Here’s something that a lot of people overlook: Sight lines. I picked this up in art classes, magazine layout, but basically, it means that when you look at a page or a painting, your eye goes all over the place, looking here, looking there, bouncing around, drifting away.

Sight lines are the art of guiding the viewer around a page or a painting, so that they see it the way you want them to see it. This can be achieved bluntly, simply by having a character pointing off in the direction you want them to look. People are funny that way, they see a finger or an arrow pointing somewhere, they instinctively look over there. It can get subtle, if we see a figure and that figure’s face seems to be looking somewhere, we look over there. Even if the face is neutral, but their eyes are looking, we follow the eyes. An acute angle, a bright spot can do the trick. It doesn’t even have to be an obvious angle, the geometry of a building or a street scene with trees will form shapes that unconsciously direct the eye around the page or the painting.

And of course, there’s a whole other effect when your figure or character is making eye contact – that is, instead of looking off in the distance or somewhere, the character on the cover appears to be looking out at the cover directly at you. It’s obviously not, of course, but even that illusion of eye contact can capture the viewer’s attention for a moment, which may be long enough.

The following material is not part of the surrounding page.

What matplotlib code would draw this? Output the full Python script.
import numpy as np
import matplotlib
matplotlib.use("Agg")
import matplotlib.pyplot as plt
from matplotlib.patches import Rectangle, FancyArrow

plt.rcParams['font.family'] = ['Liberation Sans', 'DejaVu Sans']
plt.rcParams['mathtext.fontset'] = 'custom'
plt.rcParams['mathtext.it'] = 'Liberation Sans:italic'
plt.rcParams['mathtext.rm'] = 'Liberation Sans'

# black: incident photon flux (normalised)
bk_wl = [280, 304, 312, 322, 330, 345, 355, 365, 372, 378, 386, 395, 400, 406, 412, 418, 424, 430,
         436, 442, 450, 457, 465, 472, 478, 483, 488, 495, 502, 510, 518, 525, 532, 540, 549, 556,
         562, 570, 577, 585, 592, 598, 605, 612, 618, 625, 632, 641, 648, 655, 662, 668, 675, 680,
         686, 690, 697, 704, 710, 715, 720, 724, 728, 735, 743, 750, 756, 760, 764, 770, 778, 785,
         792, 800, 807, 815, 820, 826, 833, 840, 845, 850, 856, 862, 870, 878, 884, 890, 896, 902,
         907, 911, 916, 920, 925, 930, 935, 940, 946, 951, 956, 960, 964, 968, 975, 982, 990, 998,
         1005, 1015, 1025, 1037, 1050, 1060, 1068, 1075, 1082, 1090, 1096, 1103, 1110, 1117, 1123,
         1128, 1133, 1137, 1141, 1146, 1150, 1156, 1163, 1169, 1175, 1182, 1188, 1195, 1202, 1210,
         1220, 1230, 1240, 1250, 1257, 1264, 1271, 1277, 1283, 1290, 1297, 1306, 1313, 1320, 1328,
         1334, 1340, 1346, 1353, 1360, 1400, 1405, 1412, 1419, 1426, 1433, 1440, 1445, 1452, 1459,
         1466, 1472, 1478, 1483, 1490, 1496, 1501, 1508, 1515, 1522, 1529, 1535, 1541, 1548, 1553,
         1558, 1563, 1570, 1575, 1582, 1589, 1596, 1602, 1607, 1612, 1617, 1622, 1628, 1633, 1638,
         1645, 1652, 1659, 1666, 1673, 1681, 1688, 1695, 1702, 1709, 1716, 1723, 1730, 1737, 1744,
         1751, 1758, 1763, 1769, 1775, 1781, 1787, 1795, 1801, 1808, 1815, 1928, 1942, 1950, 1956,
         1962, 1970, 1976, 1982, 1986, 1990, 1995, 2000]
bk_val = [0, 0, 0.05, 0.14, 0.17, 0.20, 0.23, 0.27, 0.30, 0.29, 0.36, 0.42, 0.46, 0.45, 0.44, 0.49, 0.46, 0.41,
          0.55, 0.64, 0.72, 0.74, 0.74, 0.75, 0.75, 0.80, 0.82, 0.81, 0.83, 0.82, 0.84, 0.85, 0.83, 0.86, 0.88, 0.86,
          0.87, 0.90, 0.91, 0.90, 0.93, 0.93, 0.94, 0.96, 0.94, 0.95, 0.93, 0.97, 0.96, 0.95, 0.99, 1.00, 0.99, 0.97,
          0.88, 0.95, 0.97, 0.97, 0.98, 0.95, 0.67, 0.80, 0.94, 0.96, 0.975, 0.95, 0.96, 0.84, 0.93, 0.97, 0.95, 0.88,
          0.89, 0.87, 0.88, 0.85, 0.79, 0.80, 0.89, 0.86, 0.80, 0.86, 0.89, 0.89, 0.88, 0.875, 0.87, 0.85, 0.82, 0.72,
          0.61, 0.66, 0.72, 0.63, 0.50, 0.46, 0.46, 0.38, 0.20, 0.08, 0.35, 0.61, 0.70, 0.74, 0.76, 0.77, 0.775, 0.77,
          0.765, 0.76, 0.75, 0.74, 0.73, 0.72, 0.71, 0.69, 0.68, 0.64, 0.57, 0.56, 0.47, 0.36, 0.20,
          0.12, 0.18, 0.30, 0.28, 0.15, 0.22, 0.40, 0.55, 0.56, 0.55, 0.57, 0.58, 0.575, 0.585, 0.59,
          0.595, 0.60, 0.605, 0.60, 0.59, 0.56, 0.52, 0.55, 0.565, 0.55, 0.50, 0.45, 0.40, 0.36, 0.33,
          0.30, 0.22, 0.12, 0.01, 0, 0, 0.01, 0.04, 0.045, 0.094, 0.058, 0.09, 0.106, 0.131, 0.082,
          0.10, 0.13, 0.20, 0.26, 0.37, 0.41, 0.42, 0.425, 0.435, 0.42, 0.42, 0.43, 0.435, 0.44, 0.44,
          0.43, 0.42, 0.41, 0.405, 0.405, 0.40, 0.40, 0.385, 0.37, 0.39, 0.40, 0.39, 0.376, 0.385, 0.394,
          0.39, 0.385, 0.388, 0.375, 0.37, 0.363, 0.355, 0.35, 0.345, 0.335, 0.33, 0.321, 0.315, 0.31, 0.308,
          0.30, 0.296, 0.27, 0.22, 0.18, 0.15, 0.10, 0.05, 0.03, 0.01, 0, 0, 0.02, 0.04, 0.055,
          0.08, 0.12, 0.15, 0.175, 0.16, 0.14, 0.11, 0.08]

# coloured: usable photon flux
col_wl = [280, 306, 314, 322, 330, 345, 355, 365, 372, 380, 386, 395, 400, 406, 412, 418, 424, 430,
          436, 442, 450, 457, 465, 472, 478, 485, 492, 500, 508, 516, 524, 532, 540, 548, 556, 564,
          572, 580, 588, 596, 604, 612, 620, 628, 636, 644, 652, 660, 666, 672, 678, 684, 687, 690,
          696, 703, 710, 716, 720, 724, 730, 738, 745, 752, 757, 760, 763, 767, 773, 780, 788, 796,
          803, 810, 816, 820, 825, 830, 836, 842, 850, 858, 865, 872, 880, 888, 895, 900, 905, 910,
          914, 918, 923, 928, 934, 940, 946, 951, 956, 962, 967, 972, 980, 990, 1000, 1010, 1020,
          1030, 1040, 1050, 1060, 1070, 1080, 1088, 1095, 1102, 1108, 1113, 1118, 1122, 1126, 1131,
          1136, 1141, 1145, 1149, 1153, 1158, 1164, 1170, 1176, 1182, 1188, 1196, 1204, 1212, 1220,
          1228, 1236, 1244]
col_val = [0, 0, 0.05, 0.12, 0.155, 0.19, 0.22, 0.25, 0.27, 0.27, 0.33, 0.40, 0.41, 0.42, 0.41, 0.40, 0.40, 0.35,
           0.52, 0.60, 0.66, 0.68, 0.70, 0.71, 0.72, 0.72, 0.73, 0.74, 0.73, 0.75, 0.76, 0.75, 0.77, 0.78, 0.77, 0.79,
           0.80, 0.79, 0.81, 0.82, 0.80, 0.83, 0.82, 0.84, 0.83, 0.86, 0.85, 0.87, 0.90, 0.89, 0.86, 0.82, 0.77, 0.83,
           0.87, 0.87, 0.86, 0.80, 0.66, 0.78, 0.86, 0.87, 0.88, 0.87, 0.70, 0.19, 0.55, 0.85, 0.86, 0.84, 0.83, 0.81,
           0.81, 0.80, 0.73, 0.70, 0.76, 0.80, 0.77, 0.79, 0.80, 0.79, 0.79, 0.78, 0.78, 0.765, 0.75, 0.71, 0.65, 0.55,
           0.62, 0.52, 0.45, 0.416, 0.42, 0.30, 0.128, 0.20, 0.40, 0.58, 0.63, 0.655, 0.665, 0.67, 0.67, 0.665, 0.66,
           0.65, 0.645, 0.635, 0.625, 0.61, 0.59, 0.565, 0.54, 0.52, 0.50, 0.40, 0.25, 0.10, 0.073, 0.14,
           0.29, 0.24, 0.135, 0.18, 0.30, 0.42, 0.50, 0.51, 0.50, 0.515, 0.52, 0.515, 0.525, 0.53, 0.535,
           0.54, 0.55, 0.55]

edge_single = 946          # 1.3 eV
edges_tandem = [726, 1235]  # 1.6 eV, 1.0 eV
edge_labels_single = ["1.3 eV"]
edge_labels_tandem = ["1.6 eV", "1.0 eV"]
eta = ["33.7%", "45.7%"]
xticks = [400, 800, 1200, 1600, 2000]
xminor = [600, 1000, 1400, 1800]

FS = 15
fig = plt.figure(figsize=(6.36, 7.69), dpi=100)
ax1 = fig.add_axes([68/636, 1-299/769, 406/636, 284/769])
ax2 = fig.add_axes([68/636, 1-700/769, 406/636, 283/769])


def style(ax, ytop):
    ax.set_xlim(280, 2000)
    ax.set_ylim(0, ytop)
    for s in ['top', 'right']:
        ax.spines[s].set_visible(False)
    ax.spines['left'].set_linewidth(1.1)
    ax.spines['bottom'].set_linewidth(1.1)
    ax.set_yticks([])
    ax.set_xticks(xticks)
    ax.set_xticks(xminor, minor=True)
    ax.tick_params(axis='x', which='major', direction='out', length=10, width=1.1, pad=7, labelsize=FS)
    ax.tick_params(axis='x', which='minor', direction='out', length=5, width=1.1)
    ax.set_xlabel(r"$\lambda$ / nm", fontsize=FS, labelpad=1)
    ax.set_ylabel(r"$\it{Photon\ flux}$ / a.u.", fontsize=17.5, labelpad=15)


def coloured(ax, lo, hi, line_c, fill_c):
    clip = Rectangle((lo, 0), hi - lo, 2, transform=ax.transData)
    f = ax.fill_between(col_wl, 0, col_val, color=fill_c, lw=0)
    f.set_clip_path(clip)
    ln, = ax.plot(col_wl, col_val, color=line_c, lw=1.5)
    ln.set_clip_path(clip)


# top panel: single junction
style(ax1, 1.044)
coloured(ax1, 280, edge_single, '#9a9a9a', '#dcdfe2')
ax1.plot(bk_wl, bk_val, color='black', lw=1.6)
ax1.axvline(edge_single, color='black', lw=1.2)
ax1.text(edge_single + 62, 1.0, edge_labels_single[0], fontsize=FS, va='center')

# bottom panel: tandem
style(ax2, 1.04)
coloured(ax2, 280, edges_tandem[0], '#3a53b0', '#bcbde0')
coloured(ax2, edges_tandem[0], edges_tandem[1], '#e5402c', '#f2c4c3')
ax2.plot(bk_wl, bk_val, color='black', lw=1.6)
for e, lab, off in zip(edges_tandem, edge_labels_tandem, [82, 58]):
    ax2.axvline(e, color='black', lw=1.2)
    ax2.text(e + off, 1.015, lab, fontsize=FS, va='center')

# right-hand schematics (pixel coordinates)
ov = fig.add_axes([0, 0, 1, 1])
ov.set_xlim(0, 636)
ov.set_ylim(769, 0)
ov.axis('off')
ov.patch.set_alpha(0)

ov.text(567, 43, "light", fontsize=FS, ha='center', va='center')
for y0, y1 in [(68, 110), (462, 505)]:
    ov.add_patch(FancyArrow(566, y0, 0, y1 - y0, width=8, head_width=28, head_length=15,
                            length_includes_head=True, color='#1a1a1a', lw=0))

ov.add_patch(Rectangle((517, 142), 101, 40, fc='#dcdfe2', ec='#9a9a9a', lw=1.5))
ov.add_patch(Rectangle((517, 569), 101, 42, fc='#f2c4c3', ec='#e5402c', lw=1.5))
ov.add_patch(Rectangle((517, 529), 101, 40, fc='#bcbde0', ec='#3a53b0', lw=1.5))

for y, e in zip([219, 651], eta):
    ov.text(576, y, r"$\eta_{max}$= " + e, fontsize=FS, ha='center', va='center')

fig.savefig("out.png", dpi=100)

People instinctively read from left to right, so in terms of building the geometry of your central image, and your supporting elements, this can be important for sight lines. You want to work with the reader, not against them. So this may affect which side of the frame you place which elements.

Seriously, this is fascinating stuff – spend time at an art gallery, or look up some people who delve into this, it will open your eyes.

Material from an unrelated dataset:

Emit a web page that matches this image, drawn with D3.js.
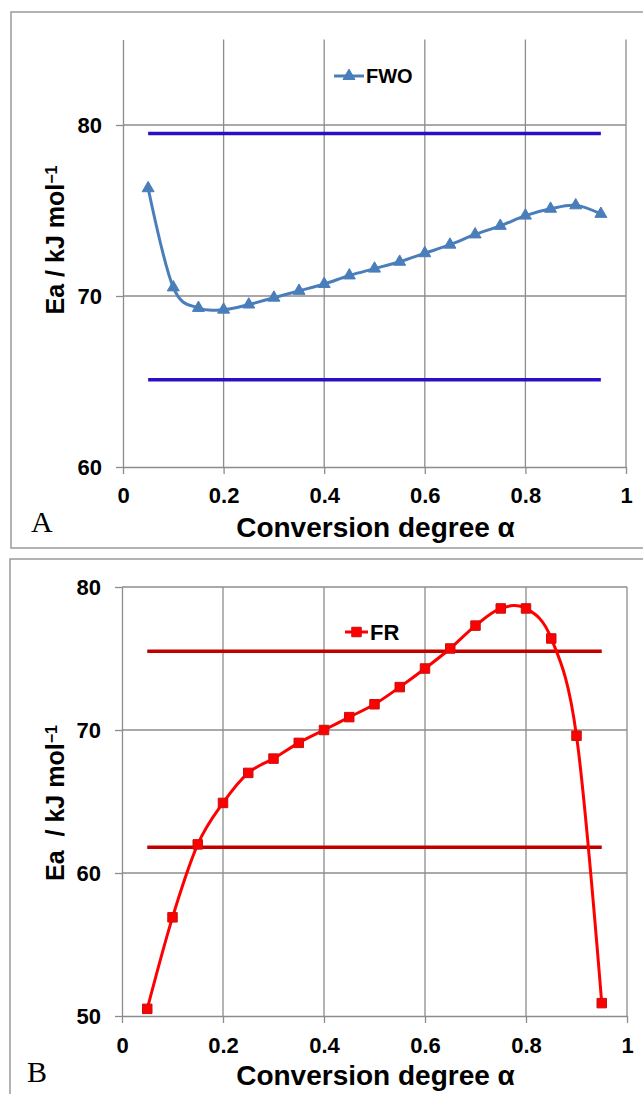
<!DOCTYPE html>
<html>
<head>
<meta charset="utf-8">
<script src="https://cdn.jsdelivr.net/npm/d3@7"></script>
<style>
  body { margin: 0; background: #fff; }
  svg { display: block; }
  .tick text { font-family: "Liberation Sans", Arial, sans-serif; font-weight: bold; font-size: 22px; fill: #000; }
  .axis path, .axis line { stroke: #8c8c8c; stroke-width: 1.3; }
  .grid line { stroke: #8c8c8c; stroke-width: 1.3; }
  .ttl { font-family: "Liberation Sans", Arial, sans-serif; font-weight: bold; fill: #000; white-space: pre; }
</style>
</head>
<body>
<svg width="643" height="1094"></svg>
<script>
// conversion degree values
var alpha = [0.05, 0.1, 0.15, 0.2, 0.25, 0.3, 0.35, 0.4, 0.45, 0.5,
             0.55, 0.6, 0.65, 0.7, 0.75, 0.8, 0.85, 0.9, 0.95];

// Ea values (kJ/mol)
var fwo = [76.3, 70.5, 69.3, 69.2, 69.5, 69.9, 70.3, 70.7, 71.2, 71.6,
           72.0, 72.5, 73.0, 73.6, 74.1, 74.7, 75.1, 75.3, 74.8];
var fr  = [50.5, 56.9, 62.0, 64.9, 67.0, 68.0, 69.1, 70.0, 70.9, 71.8,
           73.0, 74.3, 75.7, 77.3, 78.5, 78.5, 76.4, 69.6, 50.9];

// limit lines
var fwoLimits = [79.5, 65.1];
var frLimits = [75.5, 61.8];
var limitSpan = [0.05, 0.95];

var xTicks = [0, 0.2, 0.4, 0.6, 0.8, 1];
var yTicksA = [60, 70, 80];
var yTicksB = [50, 60, 70, 80];

var svg = d3.select("svg");

function panel(o) {
  var g = svg.append("g");

  // outer frame
  g.append("rect")
    .attr("x", o.box[0]).attr("y", o.box[1])
    .attr("width", o.box[2]).attr("height", o.box[3])
    .attr("fill", "none").attr("stroke", "#9a9a9a").attr("stroke-width", 1.5);

  var x = d3.scaleLinear().domain([0, 1]).range([o.left, o.right]);
  var y = d3.scaleLinear().domain(o.yDomain).range([o.bottom, o.top]);

  // grid
  g.append("g").attr("class", "grid")
    .selectAll("line").data(xTicks.slice(1)).enter().append("line")
      .attr("x1", function(d) { return x(d); }).attr("x2", function(d) { return x(d); })
      .attr("y1", o.top).attr("y2", o.bottom);
  g.append("g").attr("class", "grid")
    .selectAll("line").data(o.yTicks.slice(1)).enter().append("line")
      .attr("x1", o.left).attr("x2", o.right)
      .attr("y1", function(d) { return y(d); }).attr("y2", function(d) { return y(d); });

  g.append("g").attr("class", "axis")
    .attr("transform", "translate(0," + o.bottom + ")")
    .call(d3.axisBottom(x).tickValues(xTicks).tickSizeInner(7).tickSizeOuter(0).tickPadding(o.xPad)
      .tickFormat(function(d) { return d; }));

  g.append("g").attr("class", "axis")
    .attr("transform", "translate(" + o.left + ",0)")
    .call(d3.axisLeft(y).tickValues(o.yTicks).tickSizeInner(7).tickSizeOuter(0).tickPadding(14));

  // limit lines
  g.selectAll(".lim").data(o.limits).enter().append("line")
    .attr("class", "lim")
    .attr("x1", x(limitSpan[0])).attr("x2", x(limitSpan[1]))
    .attr("y1", function(d) { return y(d); }).attr("y2", function(d) { return y(d); })
    .attr("stroke", o.limColor).attr("stroke-width", 3.5);

  var pts = alpha.map(function(a, i) { return [a, o.values[i]]; });
  var line = d3.line()
    .x(function(d) { return x(d[0]); })
    .y(function(d) { return y(d[1]); })
    .curve(d3.curveCardinal.tension(0));

  g.append("path").datum(pts)
    .attr("d", line)
    .attr("fill", "none").attr("stroke", o.color).attr("stroke-width", 3);

  var sym = d3.symbol().type(o.symbol).size(o.symSize);
  g.selectAll(".mk").data(pts).enter().append("path")
    .attr("class", "mk")
    .attr("transform", function(d) { return "translate(" + x(d[0]) + "," + y(d[1]) + ")"; })
    .attr("d", sym)
    .attr("fill", o.color).attr("stroke", o.mkStroke).attr("stroke-width", 1);

  // legend
  var lg = g.append("g").attr("transform", "translate(" + o.legend[0] + "," + o.legend[1] + ")");
  lg.append("line").attr("x1", 0).attr("x2", o.legLen).attr("y1", 0).attr("y2", 0)
    .attr("stroke", o.color).attr("stroke-width", 3);
  lg.append("path").attr("transform", "translate(" + (o.legLen / 2) + ",0)")
    .attr("d", sym).attr("fill", o.color).attr("stroke", o.mkStroke);
  lg.append("text").attr("class", "ttl").attr("x", o.legLen + 2).attr("dy", "0.36em")
    .style("font-size", o.legFont + "px").text(o.name);

  // axis titles
  g.append("text").attr("class", "ttl")
    .attr("x", (o.left + o.right) / 2 + 1).attr("y", o.xTitleY)
    .attr("text-anchor", "middle").style("font-size", "28px")
    .text("Conversion degree α");

  var yt = g.append("text").attr("class", "ttl")
    .attr("transform", "translate(" + o.yTitle[0] + "," + o.yTitle[1] + ") rotate(-90)")
    .attr("text-anchor", "middle").style("font-size", "25px");
  yt.append("tspan").text(o.yTitleText);
  yt.append("tspan").attr("dy", "-0.45em").style("font-size", "16px").text("−1");

  g.append("text")
    .attr("x", o.tag[0]).attr("y", o.tag[1])
    .style("font-family", "'Liberation Serif', 'Times New Roman', serif")
    .style("font-size", "30px").text(o.tagText);
}

panel({
  box: [11, 12, 640, 536],
  left: 123, right: 626, top: 39.5, bottom: 467,
  yDomain: [60, 85], yTicks: yTicksA, xPad: 13,
  values: fwo, color: "#4a7ebb", mkStroke: "#4a7ebb",
  symbol: d3.symbolTriangle, symSize: 62,
  limits: fwoLimits, limColor: "#2a10c4",
  legend: [334, 76], legLen: 30, legFont: 20, name: "FWO",
  xTitleY: 537, yTitle: [64, 240], yTitleText: "Ea / kJ mol",
  tag: [31, 532], tagText: "A"
});

panel({
  box: [10, 559, 640, 545],
  left: 122, right: 627, top: 587, bottom: 1016,
  yDomain: [50, 80], yTicks: yTicksB, xPad: 14,
  values: fr, color: "#ff0000", mkStroke: "#c81010",
  symbol: d3.symbolSquare, symSize: 90,
  limits: frLimits, limColor: "#c00000",
  legend: [345, 632], legLen: 23, legFont: 22, name: "FR",
  xTitleY: 1085, yTitle: [64, 803], yTitleText: "Ea  / kJ mol",
  tag: [27, 1082], tagText: "B"
});
</script>
</body>
</html>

For our purposes, there are two big take-aways:

(1) Your sight lines should always be trying to move the eye around within the cover, and take them to the important things – the central image and the title. That’s one of the things I mean when I say your background should complement and support the core parts, their subtle sight line elements should support you core image and your title.

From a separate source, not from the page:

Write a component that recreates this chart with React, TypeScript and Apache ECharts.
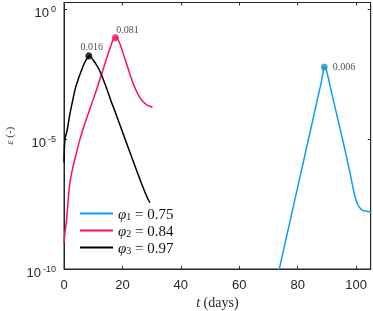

(2) Try and avoid creating sight lines that kick your viewer out of your cover. Imagine a windswept but rather vague moor, a Wuthering Heights protagonist. She is looking and point down and to the left – Oops, she’s subliminally told your viewer to go look at some other book. If she’d been pointing right and up towards the title, you might have made a sale! Or if you have a character or an acute angle on the right side, and it’s pointing right, away from the rest of the cover – again, you’re directing people not to look at your cover.

Subtle stuff, and most artists should know this instinctively. But worth watching out for. Brilliant or effective sight lines will subliminally sell your book. Bad sight lines will subliminally sell someone else’s book.

RESEARCH

One thing I’ve heard is that you should look up the 100 best selling titles in your genre, and see what the trends, the conventions, the staples are. That’s good advice.

Things go in and out of fashion. Used to be book covers had a lot of human faces, then figures. Now the fashion is objects. Sometimes fashion goes for concrete images, sometimes abstract. People get used to things, to particular kinds of looks or covers, and they get bored. So it always changes and evolves.

On the other hand, following the crowd and the fashion too slavishly may give you a book that looks exactly like everyone else’s. That can be good, it can be what people want. But it also means that there’s nothing unique or distinctive that would attract attention.

It’s a judgment call. Personally, sometimes I want to swim against the current. It may be worthwhile to look for a way to make your book different to stand out – sometimes in subtle ways, choice of font, shading the color scheme. Sometimes in radical ways, wildly divergent color scheme, everyone else does dark and gray, and you do bright and yellow.

LEGALITIES

If you have your own artwork, your own personally taken photographs or personally made drawings and paintings, then feel free to use them. You own those rights.

If you’re using someone else’s image, or someone else’s pictures, paintings or drawings, then that’s someone else’s intellectual property, and you need to get permission. Or you risk trouble down the road. If you know them, or can contact them, then ask, and if they give permission, get it in writing.

There are a lot of artists out there. You can commission someone to do art for you. Get it in writing, at a minimum, have an exchange of letters or emails. Or better yet, a contract.

There is a lot of stuff on the internet. Some of it is public domain, or accessible through creative commons and you can use it freely. A lot of it is not. Check carefully.

A major internet resource are places like Alamy or Adobe stock, which are reservoirs of ‘free images’ – sign up, pay a fee, and you get a huge pile of accessible images that you can search through. A lot of covers are generated that way.

Avoid AI artwork – there’s a huge backlash going on against that in the creative community, and you don’t want any part of that.

JUDGEMENT

Ultimately, its your book, and your book cover. You need to be happy with it. Give it some thought. Give it a lot of thought.

Remember that what’s in your head may not be workable on a page – sketch it out. Rectangles where the title should be, make stick figures for the elements, experiment. It’s usually a bad idea to try and capture a scene from the book – that often requires context, and a good scene may not have that visual drama. Try for the flavor of the book, the strongest characters or situations, the relationships or the driving force, the symbol at the center.

If you have an artist, you have my pity. Writers and artists, I’ve discovered, think about things in fundamentally different ways, it can be hard to communicate. I’ve told artists exactly what I wanted, and they went and did something different. It can be frustrating. But make the effort to communicate, and whatever you do, keep communicating. Don’t just say ‘I want this’ and stop there, allow for dialogue. Be honest, if you hate where they’re going with something, say so. But keep an open mind, allow them the chance to express ideas.

It can be rewarding and risky, both my worst and my absolute best covers came from artists going off the leash and doing things I hadn’t even imagined.

For the best ones, I just fell in love with the covers immediately, even though they were the furthest from my mines, and they re-shaped the characters in my head. That’s a pleasure.